▶ REQUIRED WORK
Quote the whole listing exactly. Leave the pictures out of your copy.
------------------------------
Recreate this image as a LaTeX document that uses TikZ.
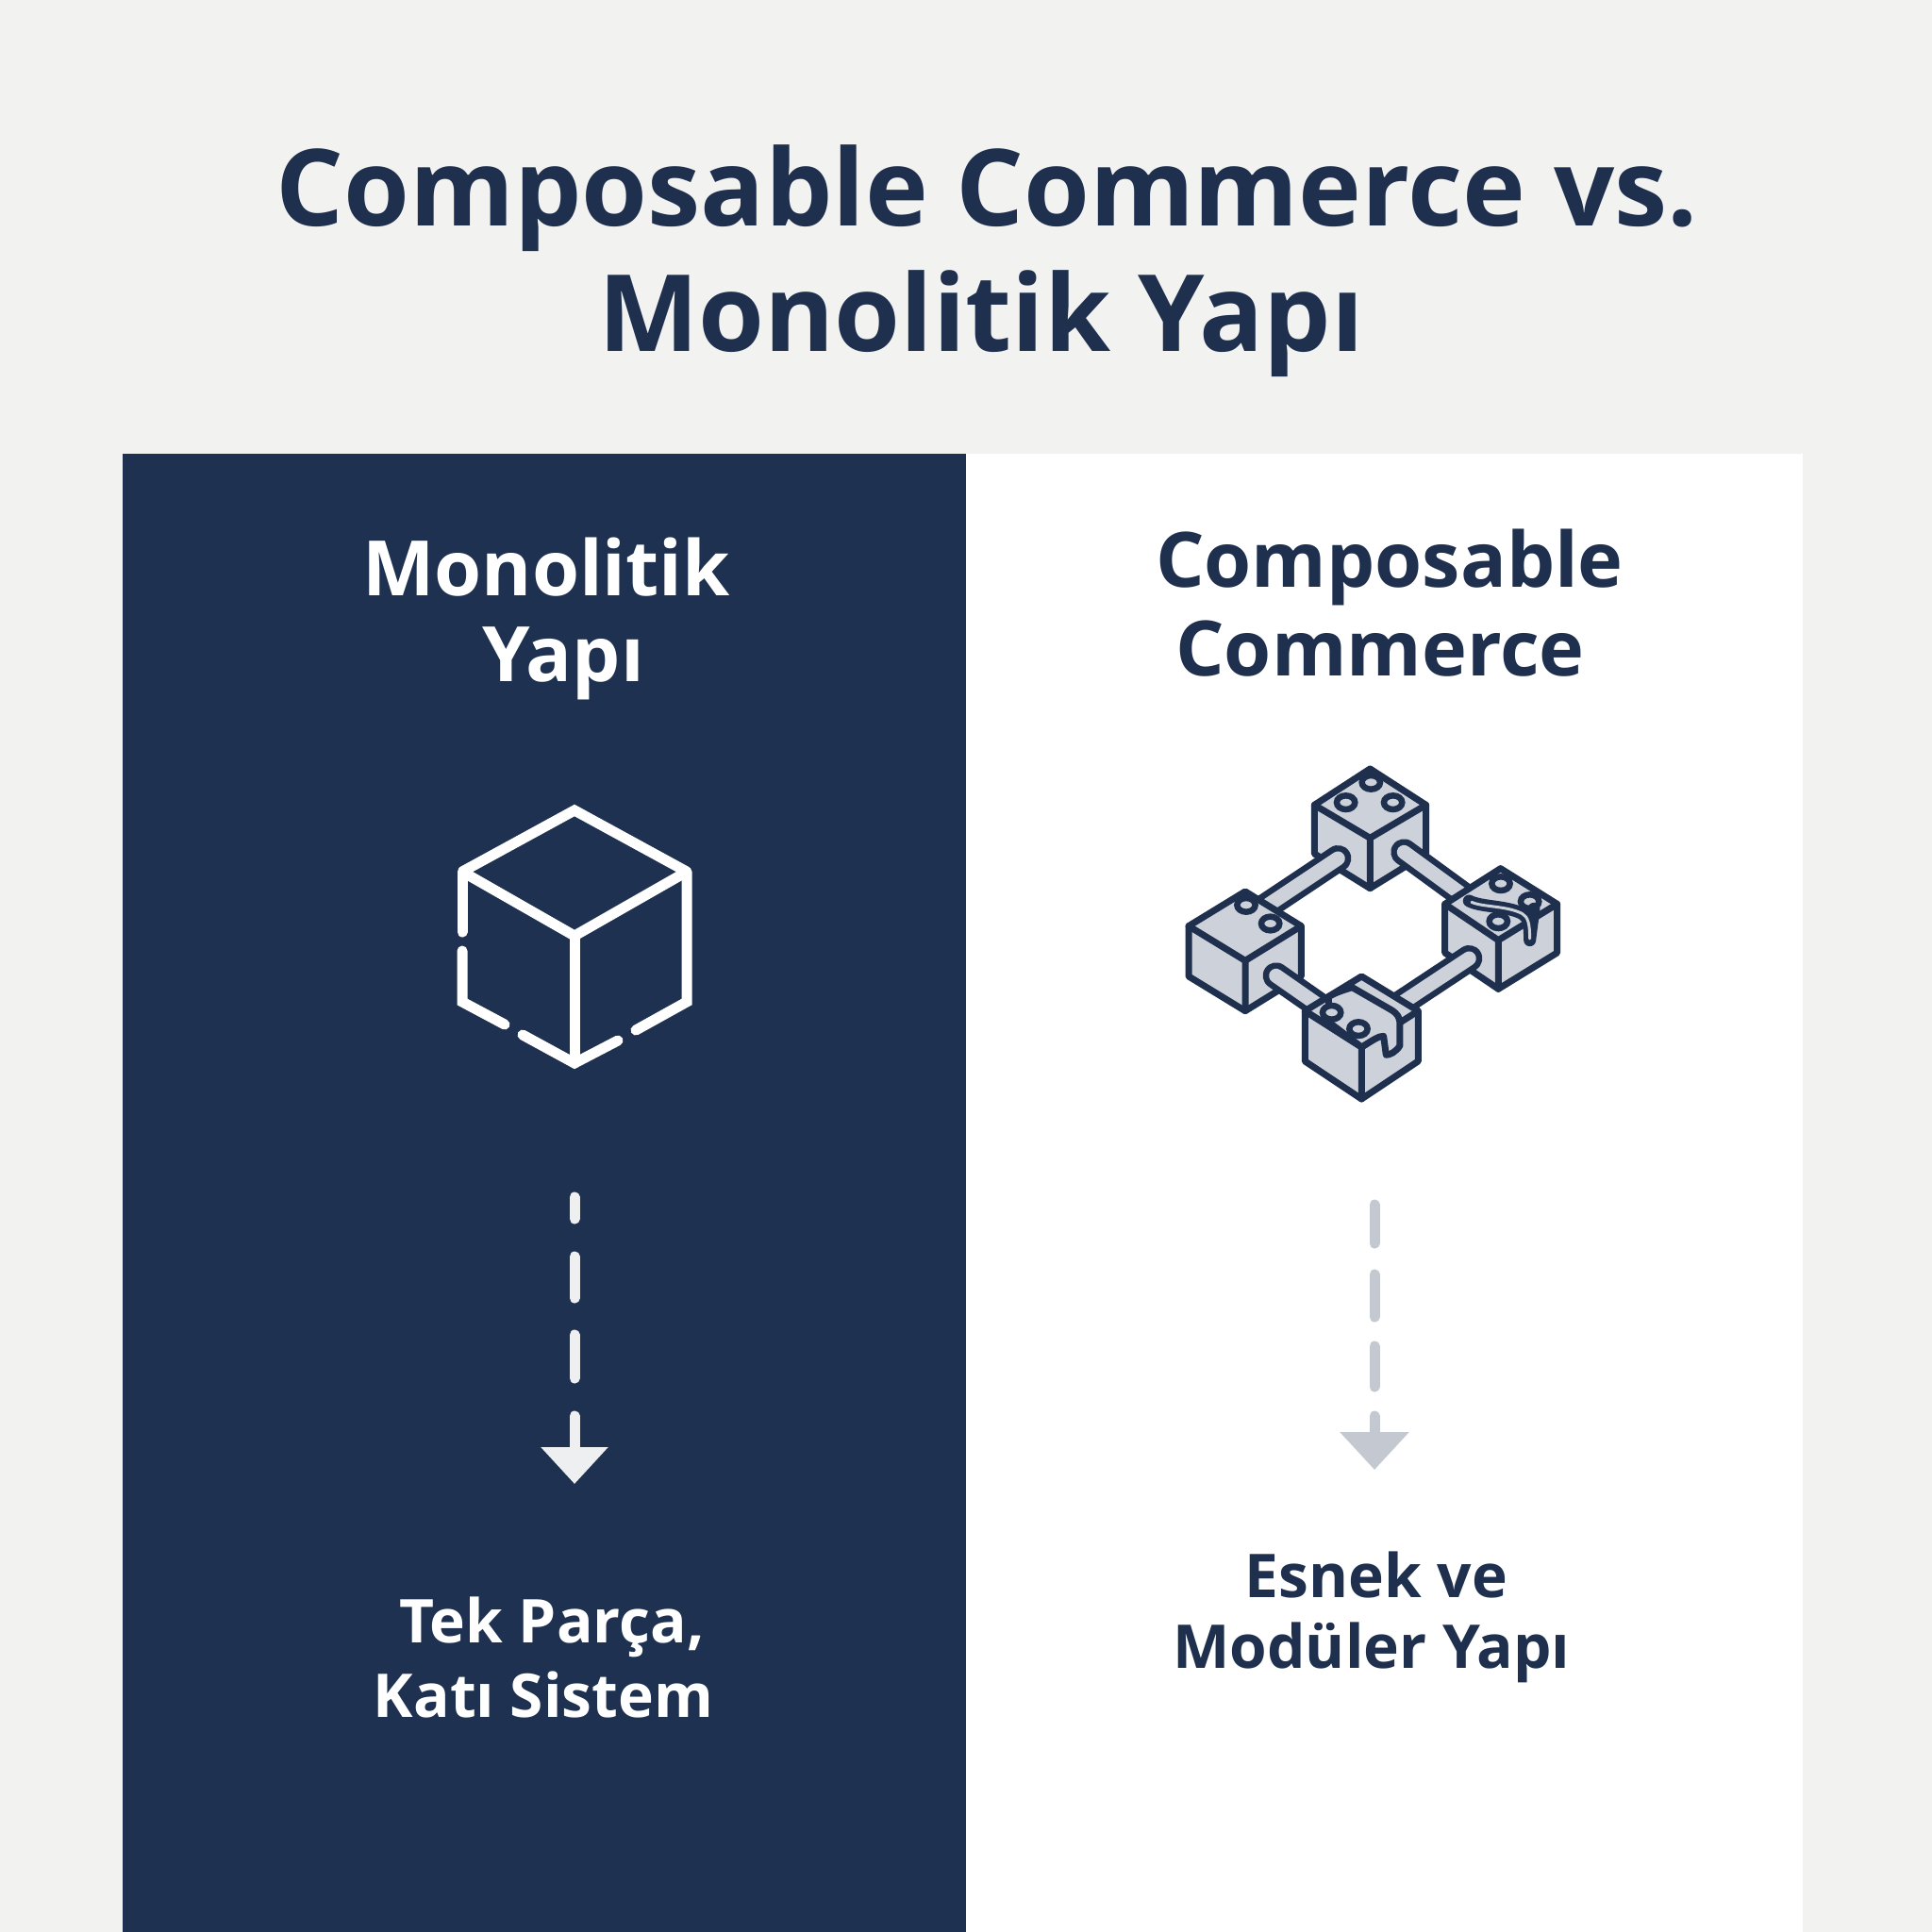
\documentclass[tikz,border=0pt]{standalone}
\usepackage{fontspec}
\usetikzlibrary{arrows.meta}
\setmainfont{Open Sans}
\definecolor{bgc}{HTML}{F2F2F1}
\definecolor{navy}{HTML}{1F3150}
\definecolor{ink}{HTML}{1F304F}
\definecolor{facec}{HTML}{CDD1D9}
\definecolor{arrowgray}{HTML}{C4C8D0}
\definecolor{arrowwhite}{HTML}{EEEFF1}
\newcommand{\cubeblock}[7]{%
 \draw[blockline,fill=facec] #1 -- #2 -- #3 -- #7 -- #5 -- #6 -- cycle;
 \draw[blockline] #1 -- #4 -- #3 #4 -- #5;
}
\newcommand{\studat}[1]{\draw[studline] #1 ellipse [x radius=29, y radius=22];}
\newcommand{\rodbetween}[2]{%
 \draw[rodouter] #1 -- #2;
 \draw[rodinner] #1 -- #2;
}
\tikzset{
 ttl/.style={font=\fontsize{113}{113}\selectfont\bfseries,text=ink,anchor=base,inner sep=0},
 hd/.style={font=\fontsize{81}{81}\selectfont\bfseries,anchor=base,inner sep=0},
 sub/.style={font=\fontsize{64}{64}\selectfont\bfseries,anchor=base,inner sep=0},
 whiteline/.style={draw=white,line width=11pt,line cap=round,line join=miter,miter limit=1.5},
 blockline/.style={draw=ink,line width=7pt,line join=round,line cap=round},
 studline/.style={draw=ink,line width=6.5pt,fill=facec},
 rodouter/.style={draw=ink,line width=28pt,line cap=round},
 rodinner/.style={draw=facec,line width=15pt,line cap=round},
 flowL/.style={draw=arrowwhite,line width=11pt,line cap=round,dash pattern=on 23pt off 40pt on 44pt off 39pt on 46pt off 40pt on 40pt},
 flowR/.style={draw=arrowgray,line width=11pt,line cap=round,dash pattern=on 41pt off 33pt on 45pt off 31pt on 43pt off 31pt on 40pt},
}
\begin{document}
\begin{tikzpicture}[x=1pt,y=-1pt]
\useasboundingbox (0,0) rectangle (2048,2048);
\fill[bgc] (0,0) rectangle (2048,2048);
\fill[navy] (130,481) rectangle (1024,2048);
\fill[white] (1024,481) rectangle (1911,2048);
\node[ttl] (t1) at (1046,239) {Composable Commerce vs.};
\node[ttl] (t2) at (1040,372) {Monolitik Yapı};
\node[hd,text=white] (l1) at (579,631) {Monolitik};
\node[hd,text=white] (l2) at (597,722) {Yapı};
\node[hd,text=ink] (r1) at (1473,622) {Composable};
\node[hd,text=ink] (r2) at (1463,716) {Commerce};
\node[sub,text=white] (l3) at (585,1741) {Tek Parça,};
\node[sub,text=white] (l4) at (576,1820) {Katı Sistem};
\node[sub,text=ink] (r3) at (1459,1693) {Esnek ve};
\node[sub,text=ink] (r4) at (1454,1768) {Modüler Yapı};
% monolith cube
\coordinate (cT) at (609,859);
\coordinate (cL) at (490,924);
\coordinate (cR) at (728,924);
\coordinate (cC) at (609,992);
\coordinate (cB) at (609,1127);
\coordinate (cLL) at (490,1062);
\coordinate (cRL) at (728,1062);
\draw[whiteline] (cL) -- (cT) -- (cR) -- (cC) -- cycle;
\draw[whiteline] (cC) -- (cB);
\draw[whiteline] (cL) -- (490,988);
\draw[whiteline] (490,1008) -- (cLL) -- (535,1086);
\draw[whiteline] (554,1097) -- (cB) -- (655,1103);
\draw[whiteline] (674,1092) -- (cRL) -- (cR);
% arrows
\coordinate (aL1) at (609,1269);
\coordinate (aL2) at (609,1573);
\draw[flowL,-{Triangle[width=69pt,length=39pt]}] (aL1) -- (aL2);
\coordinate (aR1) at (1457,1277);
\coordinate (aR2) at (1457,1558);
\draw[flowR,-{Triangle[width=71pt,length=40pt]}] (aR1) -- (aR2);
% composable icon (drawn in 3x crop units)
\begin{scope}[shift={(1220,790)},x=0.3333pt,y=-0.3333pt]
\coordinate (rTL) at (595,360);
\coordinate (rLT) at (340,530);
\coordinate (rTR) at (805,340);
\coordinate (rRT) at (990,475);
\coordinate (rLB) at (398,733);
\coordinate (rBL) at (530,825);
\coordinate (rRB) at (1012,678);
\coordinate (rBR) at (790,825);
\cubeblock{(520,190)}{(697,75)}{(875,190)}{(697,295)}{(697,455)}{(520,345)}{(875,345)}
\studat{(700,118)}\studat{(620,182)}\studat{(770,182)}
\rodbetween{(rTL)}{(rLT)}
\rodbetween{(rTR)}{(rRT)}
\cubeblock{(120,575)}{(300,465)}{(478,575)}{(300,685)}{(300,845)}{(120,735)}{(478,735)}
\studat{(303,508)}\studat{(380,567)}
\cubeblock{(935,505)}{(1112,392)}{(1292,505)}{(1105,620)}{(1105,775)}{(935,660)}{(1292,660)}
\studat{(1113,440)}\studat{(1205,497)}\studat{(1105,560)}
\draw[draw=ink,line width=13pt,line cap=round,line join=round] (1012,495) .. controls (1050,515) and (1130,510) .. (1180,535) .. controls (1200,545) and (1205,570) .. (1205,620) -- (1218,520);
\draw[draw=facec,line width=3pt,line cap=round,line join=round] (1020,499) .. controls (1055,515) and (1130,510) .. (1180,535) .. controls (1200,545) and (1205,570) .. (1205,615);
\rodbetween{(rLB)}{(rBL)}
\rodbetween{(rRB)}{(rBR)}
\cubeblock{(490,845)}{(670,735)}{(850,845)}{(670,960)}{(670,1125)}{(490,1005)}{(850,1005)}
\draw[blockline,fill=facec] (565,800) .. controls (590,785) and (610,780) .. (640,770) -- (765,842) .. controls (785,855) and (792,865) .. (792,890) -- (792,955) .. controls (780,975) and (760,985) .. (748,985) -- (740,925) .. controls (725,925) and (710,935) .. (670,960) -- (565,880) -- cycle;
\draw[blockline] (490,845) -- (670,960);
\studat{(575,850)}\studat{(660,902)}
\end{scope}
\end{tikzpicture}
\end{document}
------------------------------
▶ WRITTEN RESPONSE
Recreate this image as a LaTeX document that uses TikZ.
\documentclass[tikz,border=0pt]{standalone}
\usepackage{fontspec}
\usetikzlibrary{arrows.meta}
\setmainfont{Open Sans}
\definecolor{bgc}{HTML}{F2F2F1}
\definecolor{navy}{HTML}{1F3150}
\definecolor{ink}{HTML}{1F304F}
\definecolor{facec}{HTML}{CDD1D9}
\definecolor{arrowgray}{HTML}{C4C8D0}
\definecolor{arrowwhite}{HTML}{EEEFF1}
\newcommand{\cubeblock}[7]{%
 \draw[blockline,fill=facec] #1 -- #2 -- #3 -- #7 -- #5 -- #6 -- cycle;
 \draw[blockline] #1 -- #4 -- #3 #4 -- #5;
}
\newcommand{\studat}[1]{\draw[studline] #1 ellipse [x radius=29, y radius=22];}
\newcommand{\rodbetween}[2]{%
 \draw[rodouter] #1 -- #2;
 \draw[rodinner] #1 -- #2;
}
\tikzset{
 ttl/.style={font=\fontsize{113}{113}\selectfont\bfseries,text=ink,anchor=base,inner sep=0},
 hd/.style={font=\fontsize{81}{81}\selectfont\bfseries,anchor=base,inner sep=0},
 sub/.style={font=\fontsize{64}{64}\selectfont\bfseries,anchor=base,inner sep=0},
 whiteline/.style={draw=white,line width=11pt,line cap=round,line join=miter,miter limit=1.5},
 blockline/.style={draw=ink,line width=7pt,line join=round,line cap=round},
 studline/.style={draw=ink,line width=6.5pt,fill=facec},
 rodouter/.style={draw=ink,line width=28pt,line cap=round},
 rodinner/.style={draw=facec,line width=15pt,line cap=round},
 flowL/.style={draw=arrowwhite,line width=11pt,line cap=round,dash pattern=on 23pt off 40pt on 44pt off 39pt on 46pt off 40pt on 40pt},
 flowR/.style={draw=arrowgray,line width=11pt,line cap=round,dash pattern=on 41pt off 33pt on 45pt off 31pt on 43pt off 31pt on 40pt},
}
\begin{document}
\begin{tikzpicture}[x=1pt,y=-1pt]
\useasboundingbox (0,0) rectangle (2048,2048);
\fill[bgc] (0,0) rectangle (2048,2048);
\fill[navy] (130,481) rectangle (1024,2048);
\fill[white] (1024,481) rectangle (1911,2048);
\node[ttl] (t1) at (1046,239) {Composable Commerce vs.};
\node[ttl] (t2) at (1040,372) {Monolitik Yapı};
\node[hd,text=white] (l1) at (579,631) {Monolitik};
\node[hd,text=white] (l2) at (597,722) {Yapı};
\node[hd,text=ink] (r1) at (1473,622) {Composable};
\node[hd,text=ink] (r2) at (1463,716) {Commerce};
\node[sub,text=white] (l3) at (585,1741) {Tek Parça,};
\node[sub,text=white] (l4) at (576,1820) {Katı Sistem};
\node[sub,text=ink] (r3) at (1459,1693) {Esnek ve};
\node[sub,text=ink] (r4) at (1454,1768) {Modüler Yapı};
% monolith cube
\coordinate (cT) at (609,859);
\coordinate (cL) at (490,924);
\coordinate (cR) at (728,924);
\coordinate (cC) at (609,992);
\coordinate (cB) at (609,1127);
\coordinate (cLL) at (490,1062);
\coordinate (cRL) at (728,1062);
\draw[whiteline] (cL) -- (cT) -- (cR) -- (cC) -- cycle;
\draw[whiteline] (cC) -- (cB);
\draw[whiteline] (cL) -- (490,988);
\draw[whiteline] (490,1008) -- (cLL) -- (535,1086);
\draw[whiteline] (554,1097) -- (cB) -- (655,1103);
\draw[whiteline] (674,1092) -- (cRL) -- (cR);
% arrows
\coordinate (aL1) at (609,1269);
\coordinate (aL2) at (609,1573);
\draw[flowL,-{Triangle[width=69pt,length=39pt]}] (aL1) -- (aL2);
\coordinate (aR1) at (1457,1277);
\coordinate (aR2) at (1457,1558);
\draw[flowR,-{Triangle[width=71pt,length=40pt]}] (aR1) -- (aR2);
% composable icon (drawn in 3x crop units)
\begin{scope}[shift={(1220,790)},x=0.3333pt,y=-0.3333pt]
\coordinate (rTL) at (595,360);
\coordinate (rLT) at (340,530);
\coordinate (rTR) at (805,340);
\coordinate (rRT) at (990,475);
\coordinate (rLB) at (398,733);
\coordinate (rBL) at (530,825);
\coordinate (rRB) at (1012,678);
\coordinate (rBR) at (790,825);
\cubeblock{(520,190)}{(697,75)}{(875,190)}{(697,295)}{(697,455)}{(520,345)}{(875,345)}
\studat{(700,118)}\studat{(620,182)}\studat{(770,182)}
\rodbetween{(rTL)}{(rLT)}
\rodbetween{(rTR)}{(rRT)}
\cubeblock{(120,575)}{(300,465)}{(478,575)}{(300,685)}{(300,845)}{(120,735)}{(478,735)}
\studat{(303,508)}\studat{(380,567)}
\cubeblock{(935,505)}{(1112,392)}{(1292,505)}{(1105,620)}{(1105,775)}{(935,660)}{(1292,660)}
\studat{(1113,440)}\studat{(1205,497)}\studat{(1105,560)}
\draw[draw=ink,line width=13pt,line cap=round,line join=round] (1012,495) .. controls (1050,515) and (1130,510) .. (1180,535) .. controls (1200,545) and (1205,570) .. (1205,620) -- (1218,520);
\draw[draw=facec,line width=3pt,line cap=round,line join=round] (1020,499) .. controls (1055,515) and (1130,510) .. (1180,535) .. controls (1200,545) and (1205,570) .. (1205,615);
\rodbetween{(rLB)}{(rBL)}
\rodbetween{(rRB)}{(rBR)}
\cubeblock{(490,845)}{(670,735)}{(850,845)}{(670,960)}{(670,1125)}{(490,1005)}{(850,1005)}
\draw[blockline,fill=facec] (565,800) .. controls (590,785) and (610,780) .. (640,770) -- (765,842) .. controls (785,855) and (792,865) .. (792,890) -- (792,955) .. controls (780,975) and (760,985) .. (748,985) -- (740,925) .. controls (725,925) and (710,935) .. (670,960) -- (565,880) -- cycle;
\draw[blockline] (490,845) -- (670,960);
\studat{(575,850)}\studat{(660,902)}
\end{scope}
\end{tikzpicture}
\end{document}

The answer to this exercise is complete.